June 26, 2013, is a date that will resonate for a long time for both opponents and proponents of same-sex marriage. On this date, the United States Supreme Court issued two historic rulings that simultaneously gave gay rights activists their most influential "win" up until that point, while it provided opponents of same-sex marriage with a welcome delay in finding a constitutional right to same-sex marriage. See Hollingsworth v. Perry, 133 S. Ct. 2652 (2013); see also, United States v. Windsor, 133 S. Ct. 2675 (2013). By taking a Solomonic approach, one can assume that the Court hoped to address the most discriminatory issues facing the country (the federal government could no longer treat legally-confected same-sex marriages differently from heterosexual marriages) while allowing state-by-state determinations as to whether the creation of same-sex marriages should proceed in the political process, the state legislatures, or through public referenda. Such an approach would allow for more widespread acceptance and provide for legal evolution parallel to society's evolving views, rather than cause animosity among certain opponents at "judicial activism." Justice Ruth Bader Ginsburg has herself mused on just such a concern regarding the Roe v. Wade decision (suggesting it went "too far, too fast"), despite her numerous published opinions in favor of abortion rights.

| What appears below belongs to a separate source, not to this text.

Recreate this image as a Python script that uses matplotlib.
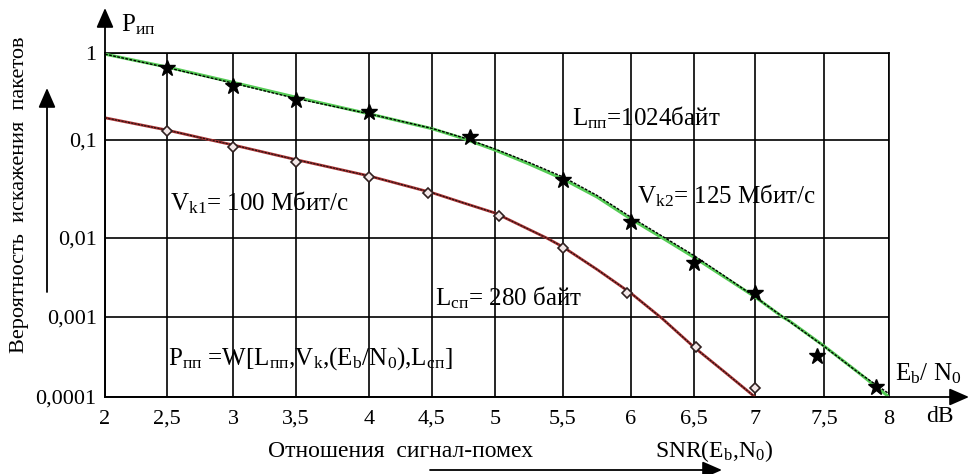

But if the Supreme Court had hoped for a measured, piecemeal development in the laboratory of states, with the political process taking the lead, its hope may have been misplaced. In his dissenting opinion in Windsor, Justice Antonin Scalia predicted that the Court's overturning of the Defense of Marriage Act "[makes it] inevitable, to reach the same conclusion with regard to state laws denying same-sex couples marital status." Windsor, 133 S. Ct. at 2709. Following the Supreme Court's twin decisions, organizations and individuals in states across the country have filed suits in state and federal courts, relying at least in part on language contained in the cases, particularly Windsor, to overturn their state "mini-DOMA" laws. In addition, since the Supreme Court's decisions, legislatures in Hawaii and Illinois legalized same-sex marriage, and state courts in New Jersey and New Mexico ordered that state officials issue marriage licenses to same-sex couples. Federal courts have issued opinions overturning mini-DOMAs in six states since Windsor: Kentucky, Oklahoma, Ohio, Texas, Utah and Virginia. This article will briefly discuss the federal court decision in Kentucky, which focused on the recognition of same-sex marriages in Kentucky, rather than the right to enter into the marriage in Kentucky. Although limited to recognition, this decision addresses many of the same legal arguments other courts are considering on the issue of marriage confection.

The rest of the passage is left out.